The love's run dry, and it's time to sit down and talk with the person you've been seeing. It would be rude to suggest a meeting at KFC. It would be misleading to go to somewhere romantic, like Aries. And it would be dangerous to visit any bar, which could lead to excessive drinking -- and a final shag. We suggest breaking up at Amazón Grill. The atmosphere is clean, bright, loud and decidedly neutral; the walk-up service casual; and the Latin cuisine, especially the corn empanadas and tacos, delish. Admittedly, the margaritas are also tasty and fairly strong, so allow yourself only one, just to get your nerve up before doing the deed. If it doesn't go well, you can tell your dinner companion that you're off for plantain chips and cilantro sauce and bolt for the parking lot.
Not far away, traffic is snarled on the Southwest Freeway as motorists fight to regain those lost minutes of lunchtime. Even closer, the crowds are crushing into Shepherd Plaza-area eateries for the midday rush. Thankfully, no such frenzies will ever find their way into The Lexington Grill. Tucked away on a quiet side street, this small restaurant thrives on its atmosphere of peaceful calm. Diners at the handful of tables may be closing a business deal or deep in romantic bliss. Their common love at the Lexington, however, is the dynamic food (including unrivaled crab cakes), splendid service and sense of intimacy -- the ingredients for truly memorable meals.

Cool evenings find the umbrella-studded corner patio at Taco Milagro packed with the young and the beautiful. Whether you're looking to be discovered by modeling agents from Page Parkes down the street or the politicos and oil magnates who frequent the Downing Street cigar bar next door, this place is all about seeing and being seen. Sit back, keep those Gucci shades on all night, and sip tequila. They'll find you.

The front of this market is much like that of any other grocery store. But walk past the pretty piles of fresh strawberries and green beans to the back of the market, and you'll be tempted to look over your shoulder for the border patrol. Here, the vegetables are dirt-cheap -- you can get a basket of anything for $1. There are trucks selling tacos, rows of Mexican candies, even little fruit bouquets like the ones you might find south of the border. The delights of Mexico, with no fear of Montezuma's revenge.

The best way to glimpse what youre missing as a nonmember of the country club set is to attend the annual River Oaks International Tennis Tournament. While the ticket is pricey, you dont need one to get on the grounds, only to enter the stadium. Sneak in some alcohol, because and this is a recent development -- you must be a member to order beer and mixed drinks. Once you're settled, gawk away. But a word to the wise: Stand still, wherever you are, during the national anthem; otherwise, some stiff wearing khakis and a navy-blue blazer may hassle you. On your way out, don't miss the miniature horses tied to the trees in some rich jerk's front yard -- a gawk-worthy site if ever there was one.

It's hard to stay focused when reading a book at a coffee shop.

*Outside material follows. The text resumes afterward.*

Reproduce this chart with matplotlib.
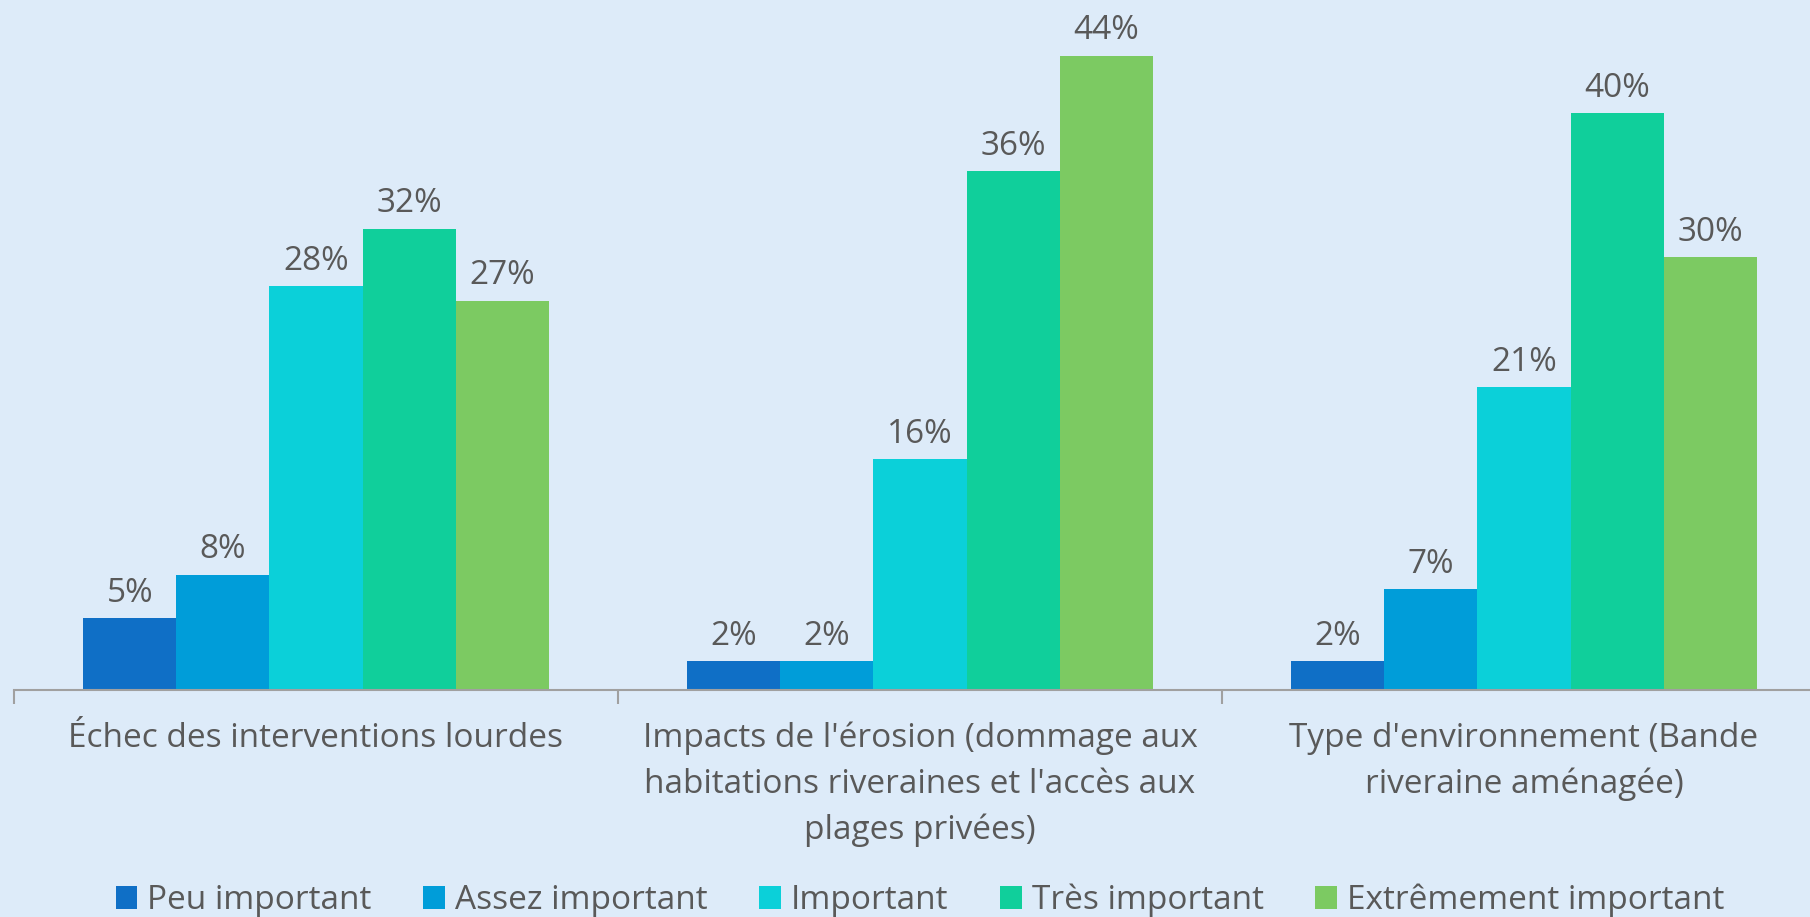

You're deep into Bel Canto, and suddenly the next table erupts into guffaws. The spell is broken. But it's always easy to find a quiet spot at the Houston Municipal Rose Garden. You can wander around and inhale the scents of a rainbow of roses, putting yourself in a sufficiently dreamy mood before settling down on a blanket with your novel. (If you're anti-grass, there's an ornate Chinese gazebo with benches.) And after hours of reading and relaxing, when the sun begins to set, honest-to-God bunnies materialize from nowhere and hop through the garden, chasing each other.